Il topos dei topoi: coppia quarantenne, insieme dai venti, figlia adolescente, lui scappa con la più giovane lasciando debiti da pagare e miseria umana. Lei prova a reinserirsi nel mondo del lavoro ma lì dove lo aveva lasciato non c’è più e una come lei, della sua età e con quella preparazione, non può essere assunta come stagista. Nella disperazione invece che togliersi la vita si toglie gli anni, presentandosi ai colloqui come ventiseienne ed ottiene il posto. Tutto questo, e molto altro, nella serie americana Younger, ideata dal furbastro Darren Star, già autore di serie culto giovanilistiche anni Novanta (Beverly Hills 90210, Melrose Place) e per single liberate (Sex and the city).

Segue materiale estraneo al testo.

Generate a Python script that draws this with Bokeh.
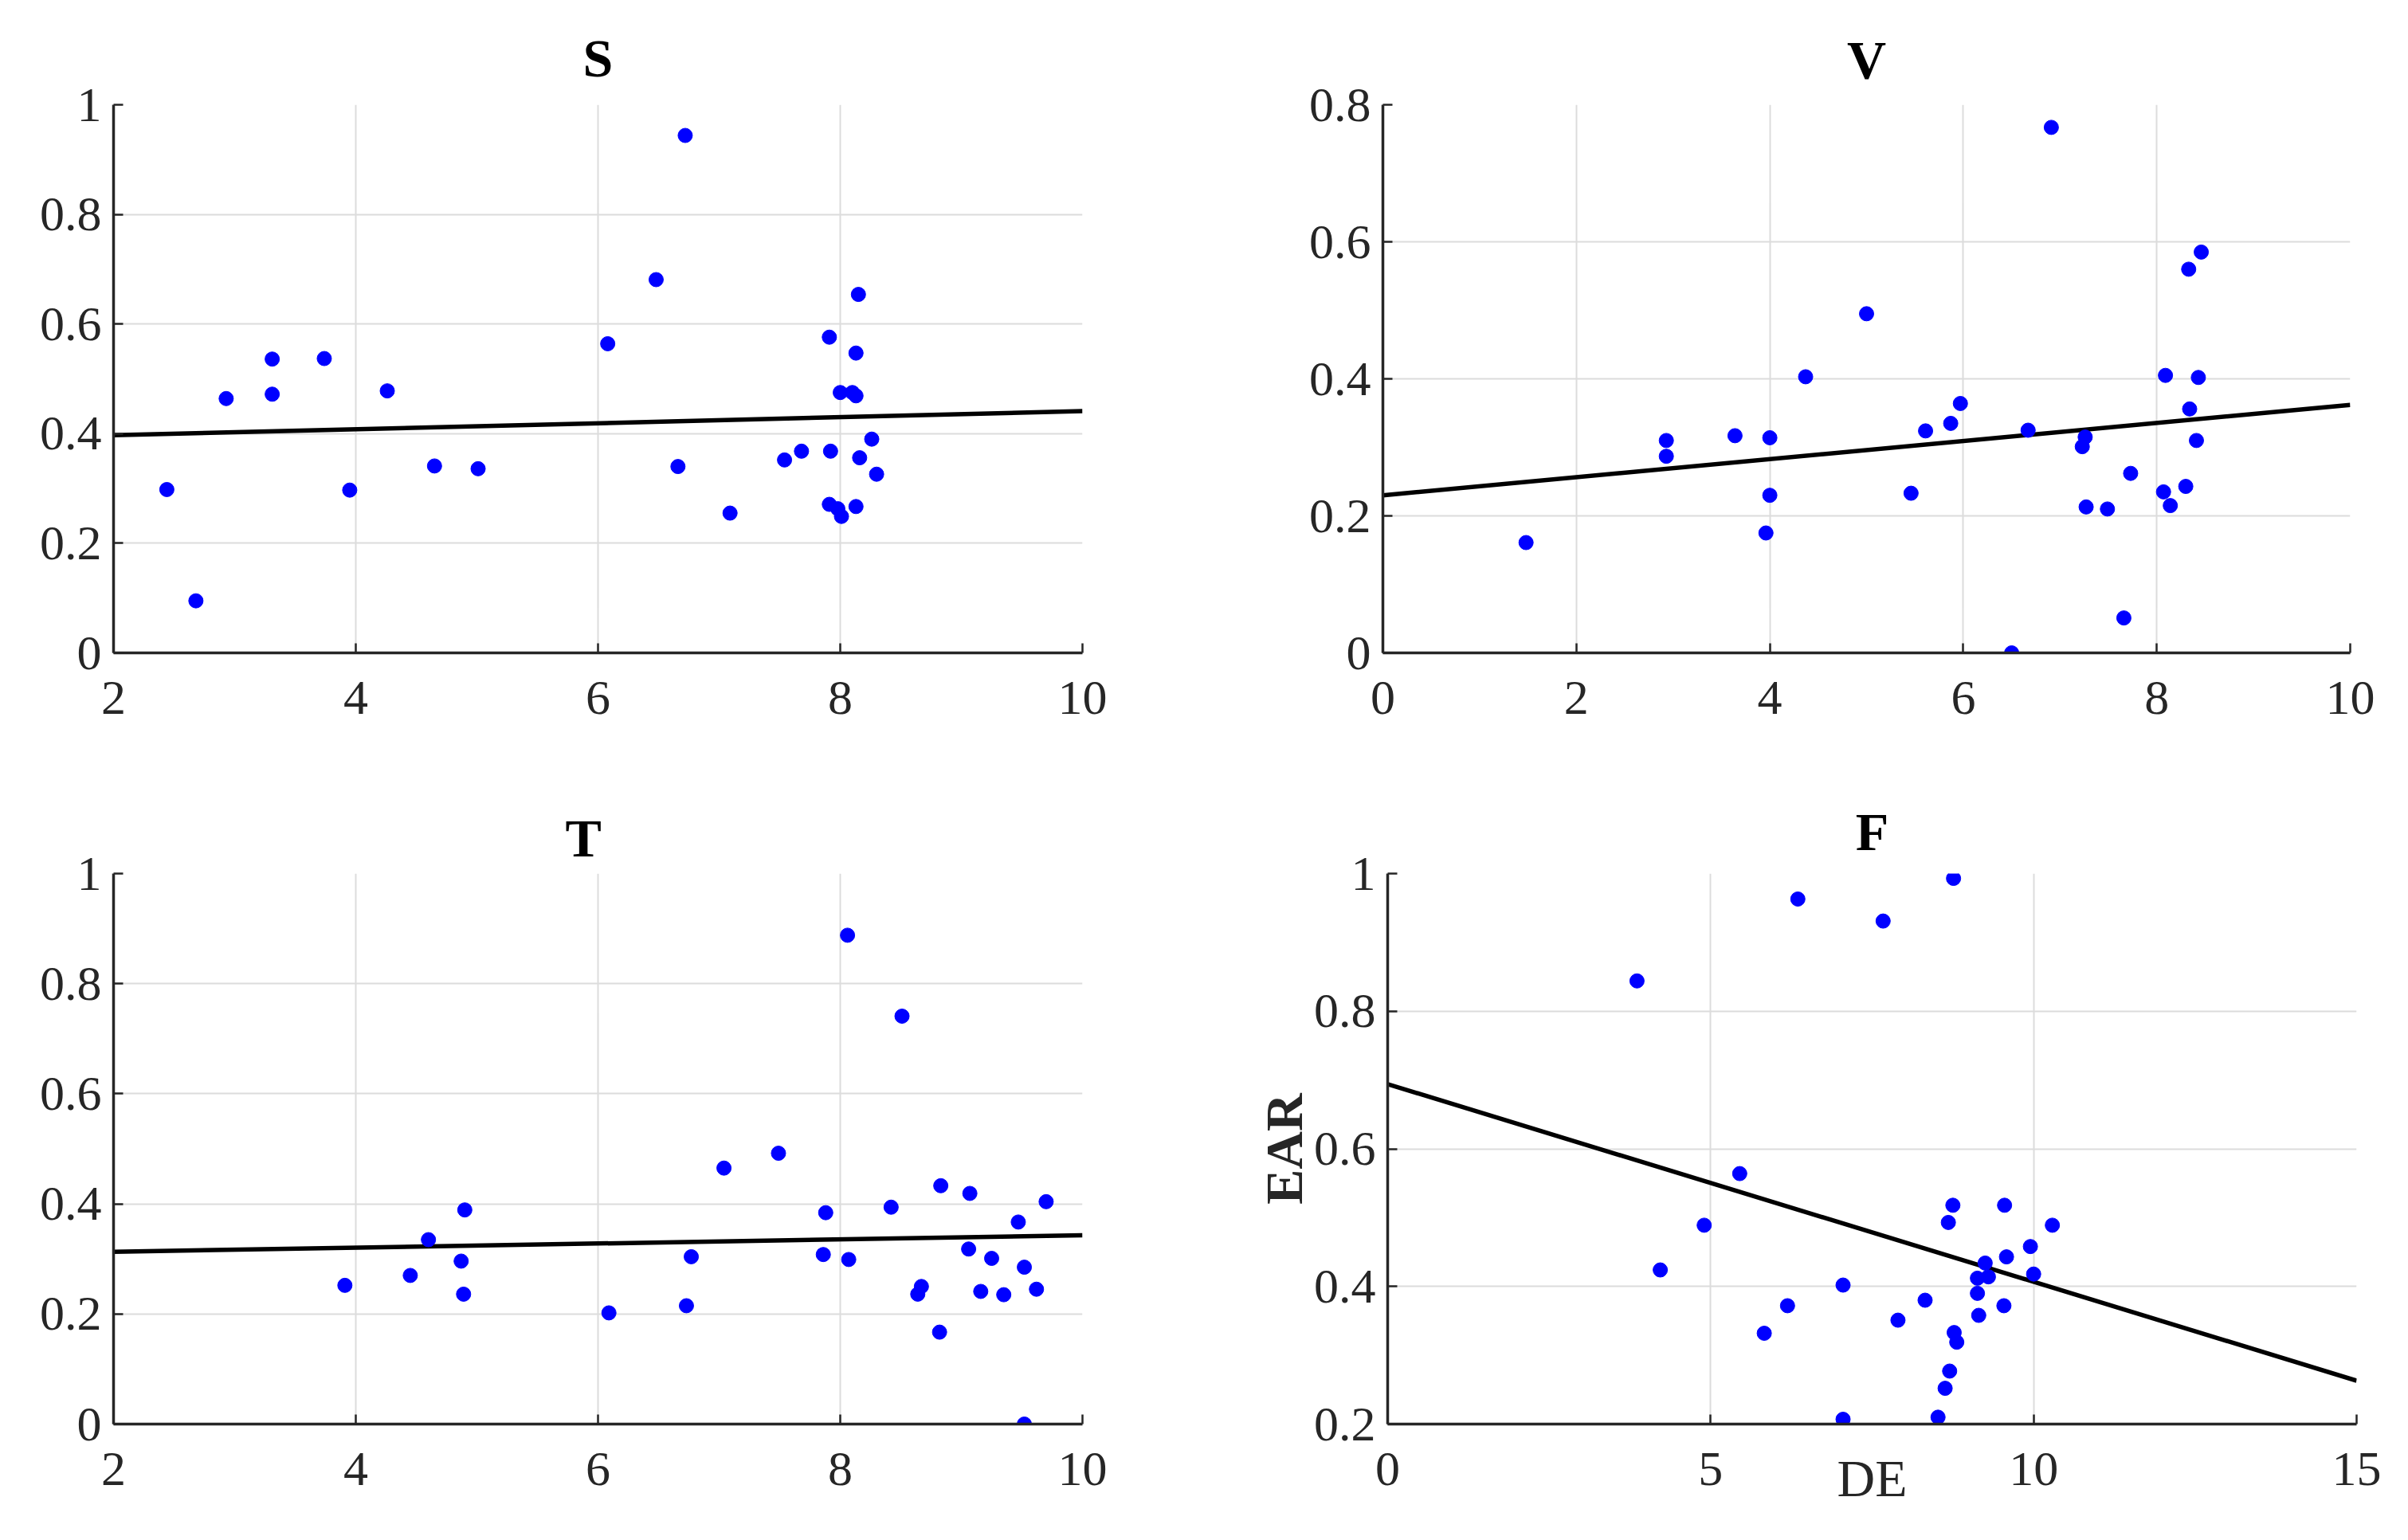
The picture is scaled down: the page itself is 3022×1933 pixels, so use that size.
from bokeh.plotting import figure
from bokeh.layouts import column, row
from bokeh.models import FixedTicker, Range1d
from bokeh.embed import file_html
from bokeh.resources import INLINE

# ---------------- data ----------------
S_x = [2.44, 2.68, 2.93, 3.31, 3.31, 3.74, 3.95, 4.26, 4.65, 5.01, 6.08, 6.48, 6.72, 6.66,
       7.09, 7.54, 7.68, 7.91, 7.92, 7.91, 7.98, 8.01, 8.00, 8.10, 8.13, 8.13, 8.15, 8.13,
       8.16, 8.26, 8.30]
S_y = [0.298, 0.095, 0.464, 0.536, 0.472, 0.537, 0.297, 0.478, 0.341, 0.336, 0.564, 0.681,
       0.944, 0.340, 0.255, 0.352, 0.368, 0.576, 0.368, 0.271, 0.263, 0.249, 0.475, 0.475,
       0.469, 0.547, 0.654, 0.267, 0.356, 0.390, 0.326]

V_x = [1.48, 2.93, 2.93, 3.64, 4.00, 4.00, 3.96, 4.37, 5.00, 5.46, 5.61, 5.87, 5.97, 6.50,
       6.67, 6.91, 7.23, 7.26, 7.27, 7.49, 7.66, 7.73, 8.07, 8.09, 8.14, 8.30, 8.33, 8.34,
       8.41, 8.43, 8.46]
V_y = [0.161, 0.310, 0.287, 0.317, 0.314, 0.230, 0.175, 0.403, 0.495, 0.233, 0.324, 0.335,
       0.364, 0.000, 0.325, 0.767, 0.301, 0.315, 0.213, 0.210, 0.051, 0.262, 0.235, 0.405,
       0.215, 0.243, 0.560, 0.356, 0.310, 0.402, 0.585]

T_x = [3.91, 4.45, 4.60, 4.87, 4.90, 4.89, 6.09, 6.73, 6.77, 7.04, 7.49, 7.86, 7.88, 8.06,
       8.07, 8.42, 8.51, 8.64, 8.67, 8.83, 8.82, 9.06, 9.07, 9.16, 9.25, 9.35, 9.47, 9.52,
       9.52, 9.62, 9.70]
T_y = [0.252, 0.270, 0.335, 0.296, 0.389, 0.236, 0.202, 0.215, 0.304, 0.465, 0.492, 0.308,
       0.384, 0.888, 0.299, 0.394, 0.741, 0.236, 0.250, 0.433, 0.167, 0.318, 0.419, 0.241,
       0.301, 0.235, 0.367, 0.285, 0.000, 0.245, 0.404]

F_x = [3.86, 4.22, 4.90, 5.45, 5.83, 6.19, 6.35, 7.05, 7.05, 7.67, 7.90, 8.32, 8.52, 8.63,
       8.70, 8.68, 8.75, 8.76, 8.77, 8.81, 9.13, 9.13, 9.15, 9.25, 9.30, 9.54, 9.55, 9.58,
       9.95, 10.00, 10.29]
F_y = [0.844, 0.424, 0.489, 0.564, 0.332, 0.372, 0.963, 0.402, 0.207, 0.931, 0.351, 0.380,
       0.210, 0.252, 0.277, 0.493, 0.518, 0.993, 0.333, 0.319, 0.390, 0.412, 0.358, 0.434,
       0.414, 0.372, 0.518, 0.443, 0.458, 0.418, 0.489]

# linear fit (intercept, slope)
S_fit = [0.386, 0.0055]
V_fit = [0.230, 0.0132]
T_fit = [0.3055, 0.00375]
F_fit = [0.694, -0.02873]

titles = ["S", "V", "T", "F"]
S_xticks = [2, 4, 6, 8, 10]
V_xticks = [0, 2, 4, 6, 8, 10]
T_xticks = [2, 4, 6, 8, 10]
F_xticks = [0, 5, 10, 15]
S_yticks = [0, 0.2, 0.4, 0.6, 0.8, 1]
V_yticks = [0, 0.2, 0.4, 0.6, 0.8]
T_yticks = [0, 0.2, 0.4, 0.6, 0.8, 1]
F_yticks = [0.2, 0.4, 0.6, 0.8, 1]
x_label = "DE"
y_label = "EAR"

FONT = "Liberation Serif"
DARK = "#262626"


def panel(title, xs, ys, fit, xticks, yticks, fw, fh, left, right, top, bottom,
          title_left=None, title_standoff=30, xlabel=None, ylabel=None):
    x0, x1 = xticks[0], xticks[-1]
    y0, y1 = yticks[0], yticks[-1]
    p = figure(width=left + fw + right, height=top + fh + bottom,
               output_backend="svg", toolbar_location=None,
               x_range=Range1d(x0, x1), y_range=Range1d(y0, y1),
               min_border_left=left, min_border_right=right,
               min_border_top=top, min_border_bottom=bottom)
    p.outline_line_color = None
    p.background_fill_color = "white"
    p.border_fill_color = "white"

    p.title.text = title
    p.title.text_font = FONT
    p.title.text_font_size = "68px"
    p.title.text_font_style = "bold"
    p.title.text_color = "black"
    if title_left is None:
        p.title.align = "center"
    else:
        p.title.align = "left"
        p.title.offset = title_left
    p.title.standoff = title_standoff

    for ax, ticks in ((p.xaxis, xticks), (p.yaxis, yticks)):
        ax.ticker = FixedTicker(ticks=ticks)
        ax.major_label_overrides = {t: f"{t:g}" for t in ticks}
        ax.minor_tick_line_color = None
        ax.major_tick_in = 12
        ax.major_tick_out = 0
        ax.major_tick_line_width = 2.5
        ax.major_tick_line_color = DARK
        ax.axis_line_color = DARK
        ax.axis_line_width = 3.5
        ax.major_label_text_font = FONT
        ax.major_label_text_font_size = "62px"
        ax.major_label_text_color = DARK
    p.xaxis.major_label_standoff = 36
    p.yaxis.major_label_standoff = 15

    for g in (p.xgrid, p.ygrid):
        g.grid_line_color = "#dcdcdc"
        g.grid_line_width = 2
    p.xgrid.ticker = FixedTicker(ticks=xticks)
    p.ygrid.ticker = FixedTicker(ticks=yticks)

    if xlabel:
        p.xaxis.axis_label = xlabel
        p.xaxis.axis_label_text_font = FONT
        p.xaxis.axis_label_text_font_size = "66px"
        p.xaxis.axis_label_text_font_style = "normal"
        p.xaxis.axis_label_text_color = DARK
        p.xaxis.axis_label_standoff = -48
    if ylabel:
        p.yaxis.axis_label = ylabel
        p.yaxis.axis_label_text_font = FONT
        p.yaxis.axis_label_text_font_size = "66px"
        p.yaxis.axis_label_text_font_style = "bold"
        p.yaxis.axis_label_text_color = DARK
        p.yaxis.axis_label_standoff = -2

    p.line([x0, x1], [fit[0] + fit[1] * x0, fit[0] + fit[1] * x1],
           line_color="black", line_width=5.5)
    p.scatter(xs, ys, size=18, fill_color="#0000ff", line_color="#0000ff")
    return p


pS = panel(titles[0], S_x, S_y, S_fit, S_xticks, S_yticks, 1216, 693, 142, 150, 131, 144,
           title_standoff=41)
pV = panel(titles[1], V_x, V_y, V_fit, V_xticks, V_yticks, 1214, 693, 227, 65, 126, 149,
           title_standoff=37)
pT = panel(titles[2], T_x, T_y, T_fit, T_xticks, T_yticks, 1216, 691, 142, 150, 128, 138,
           title_left=567, title_standoff=14)
pF = panel(titles[3], F_x, F_y, F_fit, F_xticks, F_yticks, 1216, 691, 233, 57, 128, 138,
           title_standoff=30, xlabel=x_label, ylabel=y_label)

layout = column(row(pS, pV), row(pT, pF))
open("out.html", "w").write(file_html(layout, INLINE))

La confezione è usuale, né migliore né peggiore di altre, il cast, composto da visi meno noti del solito, recita bene, la delineazione dei caratteri è tipica ma mai scontata. La cosa più attuale e veritiera, rappresentata in maniera perfettamente mimetica e aderente alla realtà, è la dipendenza dei giovani da Internet e, soprattutto, la spinta propulsiva di tendenza che ha il mondo virtuale sulla «real life».

Liza, la protagonista, caruccia ma niente di che, alta come un corazziere, dal sincero sorriso ipergengivale, nei primi episodi insegue, sfuggendole dalle mani come sguisciante skifidol, il volatile molteplice sorprendente utilizzo della rete, dai social network ai siti di incontro alle vendite online. Quanto può indurre un tweet a vendere un libro? Molto se lo scrive un cantante gangsta-rapper con fedina penale lurida, uno chef stellato che cucina tutto senza sale, una fashionblogger ventenne con dieci tentativi di suicidio alla spalle. Il mondo è cambiato e i quarantenni devono adeguarsi, trovare una propria collocazione. imparare a cavalcare il presente digitale.

Liza si veste imitando le ragazzine, gonna corta e gilet lungo, capelli sfrangiati e schiariti, stivaletti, vita bassa, movimenti sinuosi del corpo sfiancato da acrobatici esercizi ginnici alla moda, ma è la mente che stenta: chatta con il fidanzato tatuatore che la crede sua coetanea (davvero, spogliata, una quarantenne che ha partorito può sembrare una ventenne? datemi, adesso, il numero di Josh), comunica via Skype con la figlia in India per un anno di scambio scolastico, si fa insegnare dall’amica metrosexual a bloccare immagini scandalose di un autore della casa editrice dove lavora su tutti i siti possibili immaginabili. Ma la sua testa, il suo cuore, il suo spirito appartengono al flower power dei nati negli ’70, si sono nutriti ad edonismo reganiano, hanno gioito nei tristi musical di Broadway nei ’90, hanno figliato nei primi Duemila, smaltita la paura del millennium bug. Ma la cosa che mi fa schiumare di gelosia non è la prestanza fisica del giovane sedotto e irretito quasi involontariamente dalla protagonista, non è il graduale successo professionale ottenuto per merito sul campo, non è l’amicizia profonda e spassosa con la bionda editor, veramente young; la cosa che mi suscita incontrollabile invidia è che una quarantenne moglie separata con figlia possa DAVVERO passare per una sotto i trenta, pure agli occhi di alcune sue coetanee.

Questo piccolo paradosso affabulatorio, su cui si fonda la serie americana, è il boccone avvelenato che devo mandare giù ogni volta che vedo una puntata. Credete che al diavolo potrebbe interessare la mia anima in svendita? Qualcuno conosce il segreto di Peter Pan? Chi mi può dare i contatti di Dorian Gray? Soprattutto perché sono assillata dalla paranoia dell’età? Ora basta, devo aiutare mio figlio a fare i compiti delle vacanze. Ciao.